Tech Tent: Is Tesla really worth $500 billion?
- Published
It was the week when Elon Musk soared past Bill Gates to become the world's second richest person, as Tesla's value topped $500bn.
On Tech Tent, we ask just why investors think the electric car company is worth so much more than it was a year ago.
At the beginning of 2020, Tesla was valued by the stock market at around $80bn - and even then, sceptics thought that was a high price for a business that was barely profitable.
Throughout the year its shares have soared, and its valuation climbed above $500bn on the news that the business was going to be included in the S&P 500 index of leading companies.
Just to put that into context: Tesla is now worth more than Toyota, Volkswagen, Hyundai, GM and Ford put together.
'You're being too rational!'
I've done some back-of-the-envelope calculations and those businesses, some of which are undoubtedly ailing, made a combined profit of more than $50bn last year.
This year, Tesla is on course to make something like $1bn. So to believe the current valuation, surely you have to have some confidence that its technology and its market dominance will deliver a 50-fold increase in profits over the not too distant future?
"You're being too rational!" Passion Capital's Eileen Burbidge told me when I put it to her that Tesla's sky-high share price simply didn't add up.
"All it means is that the people who are buying the stock at this price believe they're going to be able to sell it at a higher price."
Eileen's work as a venture capitalist is all about putting a value on companies which are at a much earlier stage than Tesla - and she tells Tech Tent that this is often a similarly irrational process, dependent on the mood in the wider market, and not just the qualities of individual businesses.
Tesla's many fans will rightly point out that it has sent the automotive industry in a new direction, has unique battery technology with many other applications, and has a visionary leader.
But that was all true at the beginning of 2020 when it was worth a mere $80bn.
A short-term bet
"There are clearly no business fundamentals that point to a five-six times increase in its valuation just since the beginning of the year," Eileen Burbidge told me. But she returns to her point that investors are making a short-term bet.

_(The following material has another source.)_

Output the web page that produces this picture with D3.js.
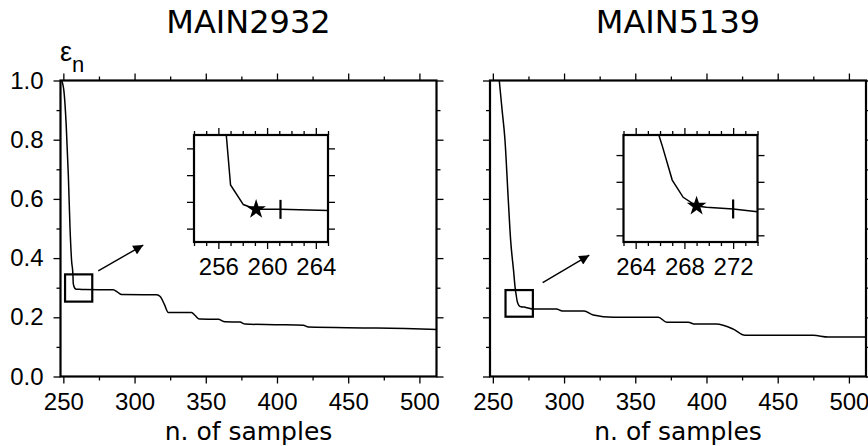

"I would like to think that the markets are fundamentally rational at the end of the day. I think the question is one's time horizon. These buyers – they really believe they're going to be able to sell at a higher price. And so far, by the way, they've been right."
It is foolish to try to apply too much logic to short-term moves in shares. When asked by his editors why prices were rising, one legendary Fleet Street stock market correspondent used to reply "more buyers than sellers", giving the opposite answer when the market was falling.

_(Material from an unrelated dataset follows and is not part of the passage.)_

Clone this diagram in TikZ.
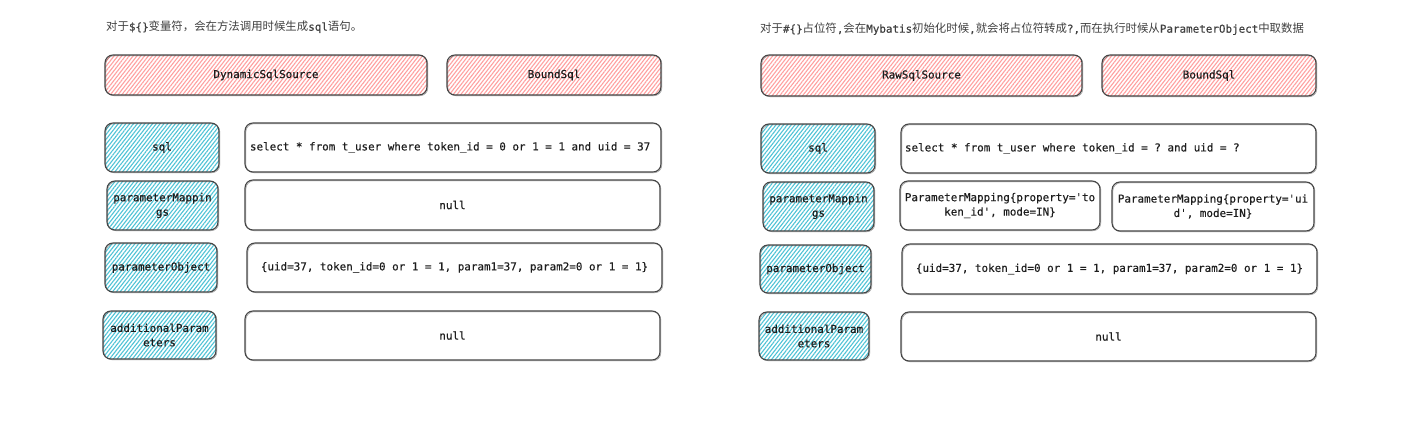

Just like a bottle of 1945 Burgundy, or a Picasso, or a tiny flat in London or San Francisco, Tesla's "value" is whatever someone is willing to pay for it, however irrational the price may seem.
Nevertheless, one person who should know said months ago that the electric car company was overvalued, tweeting on 1 May:, external "Tesla stock price is too high imo".
Who says? Well, it was Elon Musk himself - and the tweet knocked $14bn off the company's value.
Since then, the share price has increased fourfold - but, hey, what does he know?